How to Ensure Proper Maintenance of Your Slurry Pumps?
Slurry pumps are a core component of a mine sites processes; if they aren’t running smoothly it can cause massive downtime and loss of production. To ensure they function optimally and reliably, it is crucial that sites implement frequent preventative maintenance schedules.
Like so many other machines, slurry pumps require regular maintenance to function optimally and reliably. Without proper care, pumps can suffer catastrophic failures, which can result in unscheduled repairs, potential injury, and facility downtime. Even if they don’t fail, poorly maintained pumps can lose a full 15% of their efficiency, costing pump owners reduced output and hurting their bottom lines. And, while pump owners and operators can perform some of this maintenance on their own, some situations require calls to the professionals.
STEP #1: Check the belts
• When should you check the belt tension of the slurry pumps?
If your slurry pumps are belt driven please check the tension once quarterly at a minimum. Belts that are too tight will cause damage to the light series motor bearing and once that bearing fails then the thrust bearing will start to fail in the pump. Belts ran too loose will cause poor performance and slippage causing damage to the sheaves.
• How to tell if the belts are loose on slurry pumps?
An experienced ear can tell if the belts are too loose. They will be making a flapping sound. Belts that are too tight could cause the motor to be pulling high amps or bearing temperatures to increase before you start to notice bearing failure.
STEP #2: Check the oil
• When should you change the oil of your pump?
If your pump is on oil lubrication please check periodically to make sure no water or product is present in the oil. If your sealing device is ok, changing the oil on a regular interval will increase the lifetime of any pump.
• Water is bad for your slurry pump: how to know if there is water in the oil?
Water is bad as it will cause bearing and/or motor failure. Seals do leak by nature and a small amount of water is ok. A significant amount of water in the oil will cause the oil to be milky.
Some key features may be already incorporated into your pump's design to help identify water in your oil. One such feature is the moisture sensor which will trip when there is excessive amounts of water in the oil. Water in the oil is an early indicator that sealing has been compromised.
The first place to check is the sealing device used on your particular pump.
Another thing to check is the setting distance from the end of the probe from the housing.
STEP #3: Check your impeller clearance
Best performance is achieved by checking your impeller clearance on occasion. Consult your manual for proper clearance. When checking clearance look for excessive wear in the impeller and other wetted parts.
Wear in the wetted parts can cause the clearance to increase causing a loss in performance.
Wear can be caused by the abrasiveness of the product being pumped or by running the pump off the designed curve for the pump.
STEP #4: How to review slurry pump requirements
Is the slurry pump still being asked to do what it was built to do?
Sometimes systems and processes change but we continue to ask the same of our equipment without taking into consideration the changes to the process that may have been made throughout the years.

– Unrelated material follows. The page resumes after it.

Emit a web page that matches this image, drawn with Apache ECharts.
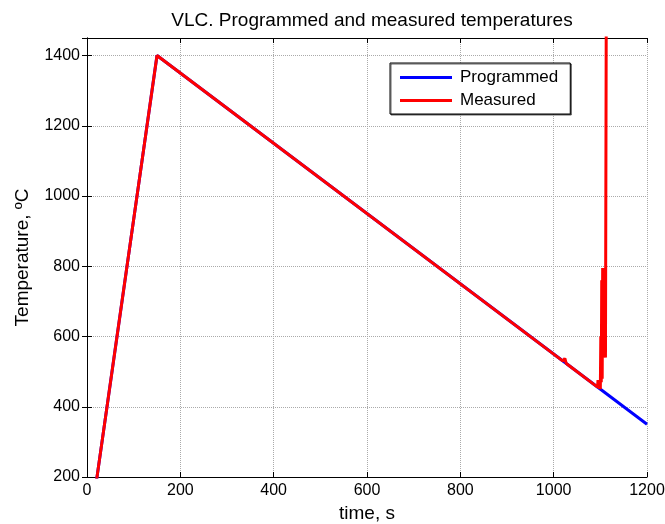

For trouble shooting it is a good idea to install a pressure gauge and flow meter on the discharge line of the pump. You can take the pressure reading and multiply it by 2.31 to give you a rough TDH. You can then take the TDH and a flow reading and see if your pump is running near BEP on the pump curve. If not, please contact the OEM.
STEP #5: Monitor your pumps temperature
Temperature sensors are provided with our submersible pumps for protection of the motor. Each manual provided with the pump will outline how to hook up and monitor the temperature sensors for maximum lifetime.
• Why should you care?
If the motor gets too hot the sensors will trip and the pump will shut down until the motor cools. If the sensors are not connected you are running the risk of burning up your motor.
If you ask for a warranty claim and these devices are not connected then your warranty is void.
• When should you check your slurry pump temperature?
Our horizontal and cantilever pumps need to have the temperature of the bearings checked weekly while the pump is in operation. Using a temperature gun check the bearing housing temp in the closest proximity to the bearing.
• What temperature should the slurry pump be?
While most pump bearings run in the 140 to 170 F range I suggest never allowing temperatures to exceed 200 degrees F maximum. Bearing temperatures can be a sign of too much lubrication or beginning stages of bearing failure.
STEP #6: Monitor the pump bearings
Using some form of vibration equipment. This will give you an indication if bearings start to fail.
Vibration analysis should be performed by a qualified and trained engineer/ technician experienced with this type of work.
Proper vibration monitoring will give the user a lot of useful information which can increase the MTBF and improve performance of the pump.
regular maintenance are critical to the performance of your slurry pump. To ensure efficient processing, you must be responsible for ensuring that all of its parts are functioning well and no issues have arisen. Make sure to work with a professional to handle the more complicated areas of pump maintenance so that you can continue to work as efficiently as possible.